*Your objective*.
Copy nothing but the stretch that opens with the line containing "Reproduce this chart with matplotlib." and closes with the line containing "orange_step_ms = 5000". Keep pictures out.
BEGIN
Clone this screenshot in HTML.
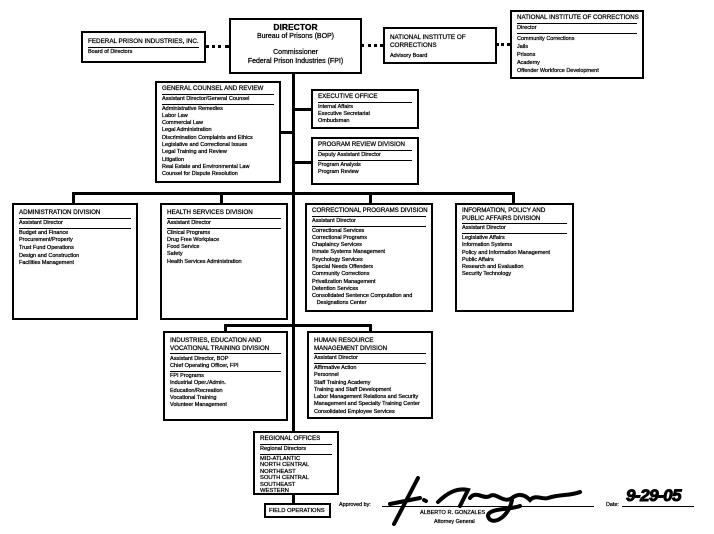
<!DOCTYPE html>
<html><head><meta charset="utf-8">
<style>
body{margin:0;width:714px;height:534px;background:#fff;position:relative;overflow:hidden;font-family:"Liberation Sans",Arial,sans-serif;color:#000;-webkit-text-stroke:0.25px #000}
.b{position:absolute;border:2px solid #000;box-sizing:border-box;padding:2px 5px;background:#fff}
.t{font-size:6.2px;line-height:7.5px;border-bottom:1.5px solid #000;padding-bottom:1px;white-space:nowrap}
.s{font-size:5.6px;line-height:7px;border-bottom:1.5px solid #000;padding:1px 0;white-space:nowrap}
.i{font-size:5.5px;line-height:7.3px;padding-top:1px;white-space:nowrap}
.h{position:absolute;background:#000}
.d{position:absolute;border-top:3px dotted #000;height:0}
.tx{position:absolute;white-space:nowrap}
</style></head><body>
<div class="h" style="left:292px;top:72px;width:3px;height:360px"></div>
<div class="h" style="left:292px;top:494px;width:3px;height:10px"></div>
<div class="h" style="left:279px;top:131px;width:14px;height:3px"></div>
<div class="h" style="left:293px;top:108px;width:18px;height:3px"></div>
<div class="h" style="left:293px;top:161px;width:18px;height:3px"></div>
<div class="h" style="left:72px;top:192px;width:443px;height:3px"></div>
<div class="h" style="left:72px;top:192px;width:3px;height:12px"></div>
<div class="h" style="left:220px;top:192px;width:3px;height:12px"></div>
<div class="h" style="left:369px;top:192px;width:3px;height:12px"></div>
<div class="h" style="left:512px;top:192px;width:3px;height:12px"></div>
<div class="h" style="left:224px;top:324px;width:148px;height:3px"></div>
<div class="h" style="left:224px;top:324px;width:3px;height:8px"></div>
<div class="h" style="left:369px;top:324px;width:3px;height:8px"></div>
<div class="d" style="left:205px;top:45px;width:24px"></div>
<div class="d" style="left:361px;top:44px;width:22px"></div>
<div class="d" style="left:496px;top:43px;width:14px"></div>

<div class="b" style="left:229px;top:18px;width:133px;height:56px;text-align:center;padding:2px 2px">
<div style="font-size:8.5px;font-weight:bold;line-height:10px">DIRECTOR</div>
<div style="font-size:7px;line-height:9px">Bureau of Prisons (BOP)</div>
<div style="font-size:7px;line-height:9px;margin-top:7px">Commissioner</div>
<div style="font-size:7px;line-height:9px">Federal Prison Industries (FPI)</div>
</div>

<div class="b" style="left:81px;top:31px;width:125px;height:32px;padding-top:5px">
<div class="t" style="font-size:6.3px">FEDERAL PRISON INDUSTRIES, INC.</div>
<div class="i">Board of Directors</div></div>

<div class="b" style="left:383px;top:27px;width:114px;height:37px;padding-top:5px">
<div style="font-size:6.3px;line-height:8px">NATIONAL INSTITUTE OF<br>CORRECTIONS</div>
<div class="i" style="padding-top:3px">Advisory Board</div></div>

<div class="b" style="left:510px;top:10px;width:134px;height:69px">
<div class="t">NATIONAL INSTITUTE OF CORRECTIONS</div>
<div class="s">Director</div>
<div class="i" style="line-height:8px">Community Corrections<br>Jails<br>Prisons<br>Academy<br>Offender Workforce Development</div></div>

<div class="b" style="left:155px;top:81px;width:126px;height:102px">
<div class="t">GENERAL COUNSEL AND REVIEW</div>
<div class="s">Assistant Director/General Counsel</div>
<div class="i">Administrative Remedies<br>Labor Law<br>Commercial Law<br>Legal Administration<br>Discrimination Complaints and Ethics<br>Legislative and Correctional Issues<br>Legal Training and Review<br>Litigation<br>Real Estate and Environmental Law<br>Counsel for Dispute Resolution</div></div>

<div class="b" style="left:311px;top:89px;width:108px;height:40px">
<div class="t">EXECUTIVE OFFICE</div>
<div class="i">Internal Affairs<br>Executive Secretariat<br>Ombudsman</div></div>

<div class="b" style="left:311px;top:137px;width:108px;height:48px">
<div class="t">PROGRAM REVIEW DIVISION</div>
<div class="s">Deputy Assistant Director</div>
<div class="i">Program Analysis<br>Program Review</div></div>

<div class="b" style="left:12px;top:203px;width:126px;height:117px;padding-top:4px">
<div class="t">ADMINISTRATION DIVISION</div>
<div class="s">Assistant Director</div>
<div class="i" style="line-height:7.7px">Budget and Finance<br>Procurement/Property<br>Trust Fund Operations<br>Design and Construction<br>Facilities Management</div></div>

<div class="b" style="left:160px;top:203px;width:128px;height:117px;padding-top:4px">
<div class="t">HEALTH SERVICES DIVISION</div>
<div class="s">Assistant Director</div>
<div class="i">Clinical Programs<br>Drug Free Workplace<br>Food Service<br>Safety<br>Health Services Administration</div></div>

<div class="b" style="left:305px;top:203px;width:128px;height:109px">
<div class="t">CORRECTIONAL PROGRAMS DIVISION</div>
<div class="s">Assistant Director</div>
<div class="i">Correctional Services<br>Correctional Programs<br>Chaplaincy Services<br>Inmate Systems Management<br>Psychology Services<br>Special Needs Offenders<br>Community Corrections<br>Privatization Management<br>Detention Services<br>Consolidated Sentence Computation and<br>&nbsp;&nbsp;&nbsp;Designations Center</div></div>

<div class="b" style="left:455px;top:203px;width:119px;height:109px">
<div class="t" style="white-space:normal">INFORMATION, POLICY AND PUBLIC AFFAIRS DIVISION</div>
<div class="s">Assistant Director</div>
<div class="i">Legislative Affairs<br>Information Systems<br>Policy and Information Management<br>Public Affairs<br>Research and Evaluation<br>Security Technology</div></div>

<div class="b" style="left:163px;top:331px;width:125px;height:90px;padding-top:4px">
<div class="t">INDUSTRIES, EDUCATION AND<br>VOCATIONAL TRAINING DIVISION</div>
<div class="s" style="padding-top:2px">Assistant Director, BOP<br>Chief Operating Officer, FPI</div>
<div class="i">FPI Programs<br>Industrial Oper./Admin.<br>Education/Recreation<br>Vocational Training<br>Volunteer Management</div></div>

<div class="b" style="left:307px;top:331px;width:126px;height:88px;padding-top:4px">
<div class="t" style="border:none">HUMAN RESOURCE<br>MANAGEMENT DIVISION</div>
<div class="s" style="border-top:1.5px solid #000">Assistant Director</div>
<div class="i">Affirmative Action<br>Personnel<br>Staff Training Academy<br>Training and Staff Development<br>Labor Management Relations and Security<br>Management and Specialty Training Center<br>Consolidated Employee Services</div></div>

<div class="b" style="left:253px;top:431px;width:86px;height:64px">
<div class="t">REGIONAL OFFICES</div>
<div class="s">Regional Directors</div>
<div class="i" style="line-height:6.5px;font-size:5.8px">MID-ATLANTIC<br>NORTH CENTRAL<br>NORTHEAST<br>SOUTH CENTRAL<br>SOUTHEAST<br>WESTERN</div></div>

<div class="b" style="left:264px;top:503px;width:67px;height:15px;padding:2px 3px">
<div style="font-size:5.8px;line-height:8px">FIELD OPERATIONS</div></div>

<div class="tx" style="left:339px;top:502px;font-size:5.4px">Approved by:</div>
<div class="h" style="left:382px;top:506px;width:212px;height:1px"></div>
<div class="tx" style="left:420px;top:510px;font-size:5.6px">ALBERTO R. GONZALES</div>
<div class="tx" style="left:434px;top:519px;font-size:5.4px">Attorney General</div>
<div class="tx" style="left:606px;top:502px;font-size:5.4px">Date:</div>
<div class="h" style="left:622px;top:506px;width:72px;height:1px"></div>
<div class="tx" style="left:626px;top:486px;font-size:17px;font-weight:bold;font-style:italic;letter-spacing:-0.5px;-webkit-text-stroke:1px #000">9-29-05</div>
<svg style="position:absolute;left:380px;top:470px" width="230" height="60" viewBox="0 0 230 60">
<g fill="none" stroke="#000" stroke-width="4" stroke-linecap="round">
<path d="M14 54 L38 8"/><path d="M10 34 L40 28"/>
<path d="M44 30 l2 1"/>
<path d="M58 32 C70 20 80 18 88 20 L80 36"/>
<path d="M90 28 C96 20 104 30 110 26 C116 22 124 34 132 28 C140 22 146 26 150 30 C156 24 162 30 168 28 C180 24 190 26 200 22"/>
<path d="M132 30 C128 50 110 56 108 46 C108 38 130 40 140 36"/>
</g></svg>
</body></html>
END
BEGIN
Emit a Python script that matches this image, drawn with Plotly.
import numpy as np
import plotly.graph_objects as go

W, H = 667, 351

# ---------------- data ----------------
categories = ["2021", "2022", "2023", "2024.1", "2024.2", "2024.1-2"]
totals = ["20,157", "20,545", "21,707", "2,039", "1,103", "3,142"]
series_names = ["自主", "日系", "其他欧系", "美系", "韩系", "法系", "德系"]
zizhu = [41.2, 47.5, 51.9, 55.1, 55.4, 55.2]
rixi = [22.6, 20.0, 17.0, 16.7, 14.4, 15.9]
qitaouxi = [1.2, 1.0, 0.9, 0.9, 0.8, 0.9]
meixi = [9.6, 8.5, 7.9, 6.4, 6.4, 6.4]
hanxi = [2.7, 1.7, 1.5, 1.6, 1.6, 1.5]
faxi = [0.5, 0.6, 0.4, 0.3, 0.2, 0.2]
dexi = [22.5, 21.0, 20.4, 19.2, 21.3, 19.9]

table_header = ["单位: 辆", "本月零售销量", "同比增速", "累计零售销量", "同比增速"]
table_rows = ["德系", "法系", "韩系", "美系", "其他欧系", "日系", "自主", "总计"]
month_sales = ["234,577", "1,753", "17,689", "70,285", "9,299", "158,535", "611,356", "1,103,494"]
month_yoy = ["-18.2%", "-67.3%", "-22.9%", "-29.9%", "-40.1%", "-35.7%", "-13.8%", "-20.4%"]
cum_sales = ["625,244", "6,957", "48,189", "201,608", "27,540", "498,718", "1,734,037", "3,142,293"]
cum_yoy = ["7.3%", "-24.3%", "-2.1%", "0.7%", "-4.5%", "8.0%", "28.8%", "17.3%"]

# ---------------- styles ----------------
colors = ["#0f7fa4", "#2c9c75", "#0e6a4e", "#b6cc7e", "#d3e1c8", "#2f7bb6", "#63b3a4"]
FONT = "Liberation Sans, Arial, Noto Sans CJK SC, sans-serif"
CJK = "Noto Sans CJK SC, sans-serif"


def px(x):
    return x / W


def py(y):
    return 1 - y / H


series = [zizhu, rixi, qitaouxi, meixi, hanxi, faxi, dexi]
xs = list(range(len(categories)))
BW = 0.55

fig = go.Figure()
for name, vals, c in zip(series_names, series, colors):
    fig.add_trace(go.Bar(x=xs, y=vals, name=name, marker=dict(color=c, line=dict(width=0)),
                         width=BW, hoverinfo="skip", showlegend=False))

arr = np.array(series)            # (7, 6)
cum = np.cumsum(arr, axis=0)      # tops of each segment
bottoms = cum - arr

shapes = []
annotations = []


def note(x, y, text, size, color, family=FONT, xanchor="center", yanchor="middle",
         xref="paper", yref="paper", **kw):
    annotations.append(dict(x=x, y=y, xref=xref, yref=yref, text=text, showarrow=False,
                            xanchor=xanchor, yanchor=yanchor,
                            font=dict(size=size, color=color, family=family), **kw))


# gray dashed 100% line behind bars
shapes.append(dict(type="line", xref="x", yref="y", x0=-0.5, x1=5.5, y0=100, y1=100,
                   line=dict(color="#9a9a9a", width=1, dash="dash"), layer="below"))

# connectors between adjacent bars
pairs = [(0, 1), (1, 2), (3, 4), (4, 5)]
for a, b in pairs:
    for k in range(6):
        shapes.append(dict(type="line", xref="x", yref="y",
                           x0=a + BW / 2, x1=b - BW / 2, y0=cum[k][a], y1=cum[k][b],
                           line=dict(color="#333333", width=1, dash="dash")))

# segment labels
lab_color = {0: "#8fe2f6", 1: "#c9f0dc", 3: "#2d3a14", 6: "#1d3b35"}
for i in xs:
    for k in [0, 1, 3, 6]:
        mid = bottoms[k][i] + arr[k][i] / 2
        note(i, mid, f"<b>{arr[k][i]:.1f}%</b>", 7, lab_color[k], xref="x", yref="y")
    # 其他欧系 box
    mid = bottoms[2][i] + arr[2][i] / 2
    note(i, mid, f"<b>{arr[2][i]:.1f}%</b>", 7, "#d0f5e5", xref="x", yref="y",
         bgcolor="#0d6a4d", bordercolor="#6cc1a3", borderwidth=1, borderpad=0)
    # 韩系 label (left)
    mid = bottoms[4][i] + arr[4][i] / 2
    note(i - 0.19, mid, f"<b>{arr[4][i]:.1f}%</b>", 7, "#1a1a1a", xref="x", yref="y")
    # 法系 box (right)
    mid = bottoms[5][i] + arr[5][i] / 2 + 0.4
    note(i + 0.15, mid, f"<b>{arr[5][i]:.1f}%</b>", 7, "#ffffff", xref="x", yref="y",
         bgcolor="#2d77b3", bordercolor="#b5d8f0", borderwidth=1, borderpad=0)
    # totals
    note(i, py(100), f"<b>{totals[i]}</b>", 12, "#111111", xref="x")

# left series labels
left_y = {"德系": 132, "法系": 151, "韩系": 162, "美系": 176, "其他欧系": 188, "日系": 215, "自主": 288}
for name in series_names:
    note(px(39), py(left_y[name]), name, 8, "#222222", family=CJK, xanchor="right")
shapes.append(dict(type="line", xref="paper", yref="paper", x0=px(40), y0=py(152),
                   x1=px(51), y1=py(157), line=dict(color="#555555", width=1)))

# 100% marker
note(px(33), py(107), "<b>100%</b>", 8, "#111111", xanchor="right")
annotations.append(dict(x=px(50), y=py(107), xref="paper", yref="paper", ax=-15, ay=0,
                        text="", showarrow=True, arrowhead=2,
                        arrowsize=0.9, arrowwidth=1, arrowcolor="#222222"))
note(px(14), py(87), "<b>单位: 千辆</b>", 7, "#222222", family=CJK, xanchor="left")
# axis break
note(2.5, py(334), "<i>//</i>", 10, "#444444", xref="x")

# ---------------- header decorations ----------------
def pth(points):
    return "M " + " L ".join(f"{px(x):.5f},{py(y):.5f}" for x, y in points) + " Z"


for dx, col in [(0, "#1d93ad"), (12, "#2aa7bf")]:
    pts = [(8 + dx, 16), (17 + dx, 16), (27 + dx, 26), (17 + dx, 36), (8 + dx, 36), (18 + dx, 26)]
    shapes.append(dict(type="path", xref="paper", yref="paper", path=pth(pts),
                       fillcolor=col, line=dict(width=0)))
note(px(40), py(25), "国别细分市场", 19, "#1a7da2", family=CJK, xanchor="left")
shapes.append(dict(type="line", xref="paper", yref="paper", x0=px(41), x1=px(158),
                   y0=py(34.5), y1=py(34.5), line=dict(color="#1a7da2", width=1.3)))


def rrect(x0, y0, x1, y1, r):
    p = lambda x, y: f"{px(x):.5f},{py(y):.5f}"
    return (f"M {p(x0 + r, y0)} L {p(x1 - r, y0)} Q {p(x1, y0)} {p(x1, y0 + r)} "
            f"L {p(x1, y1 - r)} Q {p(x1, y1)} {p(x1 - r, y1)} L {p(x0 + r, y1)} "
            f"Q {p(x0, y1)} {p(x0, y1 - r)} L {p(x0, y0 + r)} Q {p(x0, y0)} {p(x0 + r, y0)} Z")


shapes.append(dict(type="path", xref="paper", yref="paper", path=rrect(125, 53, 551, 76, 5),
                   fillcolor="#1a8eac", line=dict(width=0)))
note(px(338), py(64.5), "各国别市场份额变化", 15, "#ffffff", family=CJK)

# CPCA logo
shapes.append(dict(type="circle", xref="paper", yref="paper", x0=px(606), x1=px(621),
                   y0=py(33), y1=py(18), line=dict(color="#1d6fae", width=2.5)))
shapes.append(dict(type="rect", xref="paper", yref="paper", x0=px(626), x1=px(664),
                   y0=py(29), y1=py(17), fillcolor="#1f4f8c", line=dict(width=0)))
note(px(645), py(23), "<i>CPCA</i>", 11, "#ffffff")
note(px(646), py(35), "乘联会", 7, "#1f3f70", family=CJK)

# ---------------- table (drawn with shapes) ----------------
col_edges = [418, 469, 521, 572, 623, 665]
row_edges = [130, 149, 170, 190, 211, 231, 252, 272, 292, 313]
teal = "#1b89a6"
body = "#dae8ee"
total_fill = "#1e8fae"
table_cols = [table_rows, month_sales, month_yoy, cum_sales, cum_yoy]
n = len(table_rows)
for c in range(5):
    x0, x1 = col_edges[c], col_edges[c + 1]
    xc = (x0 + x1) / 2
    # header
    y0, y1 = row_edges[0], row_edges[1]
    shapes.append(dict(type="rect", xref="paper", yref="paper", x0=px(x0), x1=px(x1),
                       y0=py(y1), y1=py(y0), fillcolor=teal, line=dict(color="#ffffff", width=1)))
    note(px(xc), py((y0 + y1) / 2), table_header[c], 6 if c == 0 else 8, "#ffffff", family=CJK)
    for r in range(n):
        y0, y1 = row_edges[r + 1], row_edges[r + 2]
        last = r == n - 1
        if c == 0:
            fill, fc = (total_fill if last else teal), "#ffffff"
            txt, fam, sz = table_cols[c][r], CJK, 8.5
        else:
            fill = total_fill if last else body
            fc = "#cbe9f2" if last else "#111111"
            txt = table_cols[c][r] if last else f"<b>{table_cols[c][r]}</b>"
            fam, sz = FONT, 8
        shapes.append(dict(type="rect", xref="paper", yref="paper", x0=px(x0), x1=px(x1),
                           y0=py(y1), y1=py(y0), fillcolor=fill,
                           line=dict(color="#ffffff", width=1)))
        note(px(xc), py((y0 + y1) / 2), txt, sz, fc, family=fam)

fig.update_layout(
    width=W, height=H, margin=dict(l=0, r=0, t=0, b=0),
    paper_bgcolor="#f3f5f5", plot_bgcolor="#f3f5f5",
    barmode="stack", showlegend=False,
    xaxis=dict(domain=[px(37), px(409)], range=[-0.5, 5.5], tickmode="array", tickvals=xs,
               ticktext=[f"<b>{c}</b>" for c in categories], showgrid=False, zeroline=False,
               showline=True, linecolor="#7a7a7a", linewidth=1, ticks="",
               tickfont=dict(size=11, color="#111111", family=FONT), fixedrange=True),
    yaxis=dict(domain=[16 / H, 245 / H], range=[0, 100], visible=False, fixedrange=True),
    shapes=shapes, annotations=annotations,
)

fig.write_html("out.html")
END
BEGIN
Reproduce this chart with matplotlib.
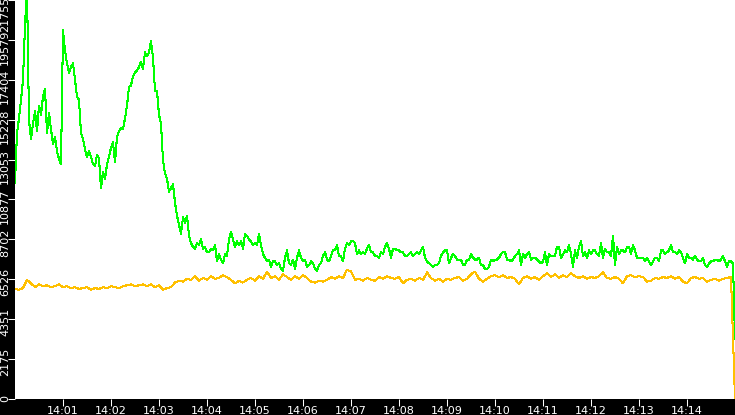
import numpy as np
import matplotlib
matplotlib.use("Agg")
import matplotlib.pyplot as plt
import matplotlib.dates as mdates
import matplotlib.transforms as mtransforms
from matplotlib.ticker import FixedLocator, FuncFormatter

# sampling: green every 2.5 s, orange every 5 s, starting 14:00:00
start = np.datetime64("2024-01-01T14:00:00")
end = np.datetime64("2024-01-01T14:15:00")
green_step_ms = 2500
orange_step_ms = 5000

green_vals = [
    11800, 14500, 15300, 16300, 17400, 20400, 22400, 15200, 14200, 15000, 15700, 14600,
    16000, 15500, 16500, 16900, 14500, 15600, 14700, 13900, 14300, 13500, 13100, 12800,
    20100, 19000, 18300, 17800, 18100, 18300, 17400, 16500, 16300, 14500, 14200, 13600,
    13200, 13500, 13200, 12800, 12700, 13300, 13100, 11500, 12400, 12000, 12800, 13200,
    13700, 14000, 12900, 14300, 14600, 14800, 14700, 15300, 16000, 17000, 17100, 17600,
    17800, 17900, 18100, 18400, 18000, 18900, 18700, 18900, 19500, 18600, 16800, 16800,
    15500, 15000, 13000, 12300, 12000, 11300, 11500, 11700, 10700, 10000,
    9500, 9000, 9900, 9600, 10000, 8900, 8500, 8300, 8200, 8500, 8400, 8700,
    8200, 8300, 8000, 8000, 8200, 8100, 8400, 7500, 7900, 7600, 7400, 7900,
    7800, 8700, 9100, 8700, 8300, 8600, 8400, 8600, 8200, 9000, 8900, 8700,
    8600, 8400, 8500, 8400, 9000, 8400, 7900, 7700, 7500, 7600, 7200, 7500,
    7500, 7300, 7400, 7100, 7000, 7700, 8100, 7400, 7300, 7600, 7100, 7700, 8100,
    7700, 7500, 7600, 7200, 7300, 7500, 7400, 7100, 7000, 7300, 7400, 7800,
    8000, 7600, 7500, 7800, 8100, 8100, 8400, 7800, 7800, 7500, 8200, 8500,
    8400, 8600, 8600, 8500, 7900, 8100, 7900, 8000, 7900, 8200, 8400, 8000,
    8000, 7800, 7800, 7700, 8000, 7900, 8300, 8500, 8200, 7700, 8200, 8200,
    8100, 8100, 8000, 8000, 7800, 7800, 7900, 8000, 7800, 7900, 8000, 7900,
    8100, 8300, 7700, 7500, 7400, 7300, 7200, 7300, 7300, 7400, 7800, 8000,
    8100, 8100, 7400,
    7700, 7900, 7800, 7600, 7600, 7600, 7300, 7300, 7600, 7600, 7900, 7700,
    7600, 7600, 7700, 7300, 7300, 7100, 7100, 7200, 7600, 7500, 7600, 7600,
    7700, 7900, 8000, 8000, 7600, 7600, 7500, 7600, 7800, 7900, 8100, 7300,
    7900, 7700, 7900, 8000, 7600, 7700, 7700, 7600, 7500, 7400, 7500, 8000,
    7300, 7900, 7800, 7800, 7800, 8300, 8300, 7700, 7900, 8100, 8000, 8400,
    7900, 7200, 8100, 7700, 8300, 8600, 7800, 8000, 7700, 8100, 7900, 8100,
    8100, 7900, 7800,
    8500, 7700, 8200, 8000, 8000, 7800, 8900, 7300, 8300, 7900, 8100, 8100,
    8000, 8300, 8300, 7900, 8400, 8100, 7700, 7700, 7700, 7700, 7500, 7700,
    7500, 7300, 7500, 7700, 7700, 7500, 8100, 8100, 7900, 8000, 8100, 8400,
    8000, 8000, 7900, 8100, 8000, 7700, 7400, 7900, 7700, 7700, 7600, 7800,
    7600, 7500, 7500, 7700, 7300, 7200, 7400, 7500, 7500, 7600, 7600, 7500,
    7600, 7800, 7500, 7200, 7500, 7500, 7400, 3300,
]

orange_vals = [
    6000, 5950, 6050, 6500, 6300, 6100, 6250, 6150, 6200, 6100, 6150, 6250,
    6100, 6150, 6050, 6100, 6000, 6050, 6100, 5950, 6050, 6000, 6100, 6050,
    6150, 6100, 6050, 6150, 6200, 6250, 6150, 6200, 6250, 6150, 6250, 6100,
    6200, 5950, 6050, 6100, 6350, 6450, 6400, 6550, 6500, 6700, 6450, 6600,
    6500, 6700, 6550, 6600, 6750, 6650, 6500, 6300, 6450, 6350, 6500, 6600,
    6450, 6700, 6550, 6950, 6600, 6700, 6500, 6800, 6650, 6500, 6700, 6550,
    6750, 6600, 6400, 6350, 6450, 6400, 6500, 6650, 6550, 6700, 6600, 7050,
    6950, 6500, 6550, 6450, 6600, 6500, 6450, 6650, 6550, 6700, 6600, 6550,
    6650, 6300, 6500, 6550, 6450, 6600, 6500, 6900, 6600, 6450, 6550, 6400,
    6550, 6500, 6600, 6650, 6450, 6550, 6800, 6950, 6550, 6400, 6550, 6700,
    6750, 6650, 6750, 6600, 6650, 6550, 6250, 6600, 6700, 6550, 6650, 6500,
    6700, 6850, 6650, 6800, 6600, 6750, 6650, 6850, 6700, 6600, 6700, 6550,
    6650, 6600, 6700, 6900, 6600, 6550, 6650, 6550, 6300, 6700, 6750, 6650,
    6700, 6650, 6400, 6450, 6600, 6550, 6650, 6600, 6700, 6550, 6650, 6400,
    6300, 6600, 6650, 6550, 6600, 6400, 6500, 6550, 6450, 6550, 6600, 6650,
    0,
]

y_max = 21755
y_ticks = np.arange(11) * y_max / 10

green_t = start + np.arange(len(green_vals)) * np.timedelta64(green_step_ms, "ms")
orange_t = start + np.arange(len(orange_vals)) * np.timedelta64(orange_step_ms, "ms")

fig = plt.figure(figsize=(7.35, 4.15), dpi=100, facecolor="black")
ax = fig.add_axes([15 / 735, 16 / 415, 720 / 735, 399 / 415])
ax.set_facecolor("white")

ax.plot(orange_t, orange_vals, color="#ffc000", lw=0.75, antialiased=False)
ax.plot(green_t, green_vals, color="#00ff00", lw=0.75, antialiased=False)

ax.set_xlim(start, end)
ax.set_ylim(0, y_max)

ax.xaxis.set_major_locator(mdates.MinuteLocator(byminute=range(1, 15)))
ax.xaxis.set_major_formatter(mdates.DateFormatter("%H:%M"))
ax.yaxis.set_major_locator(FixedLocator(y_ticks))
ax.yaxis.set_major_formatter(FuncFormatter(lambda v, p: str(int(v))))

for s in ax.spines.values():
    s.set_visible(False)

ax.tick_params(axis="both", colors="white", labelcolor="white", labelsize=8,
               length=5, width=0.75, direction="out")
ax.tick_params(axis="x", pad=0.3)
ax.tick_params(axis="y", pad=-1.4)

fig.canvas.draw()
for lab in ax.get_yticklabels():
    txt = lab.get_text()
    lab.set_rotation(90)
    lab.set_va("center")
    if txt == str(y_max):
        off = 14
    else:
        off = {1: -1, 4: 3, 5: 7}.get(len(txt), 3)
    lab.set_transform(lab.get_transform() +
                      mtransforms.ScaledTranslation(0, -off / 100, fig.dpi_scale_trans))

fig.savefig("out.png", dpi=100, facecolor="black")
END
*The answer*.
Reproduce this chart with matplotlib.
import numpy as np
import matplotlib
matplotlib.use("Agg")
import matplotlib.pyplot as plt
import matplotlib.dates as mdates
import matplotlib.transforms as mtransforms
from matplotlib.ticker import FixedLocator, FuncFormatter

# sampling: green every 2.5 s, orange every 5 s, starting 14:00:00
start = np.datetime64("2024-01-01T14:00:00")
end = np.datetime64("2024-01-01T14:15:00")
green_step_ms = 2500
orange_step_ms = 5000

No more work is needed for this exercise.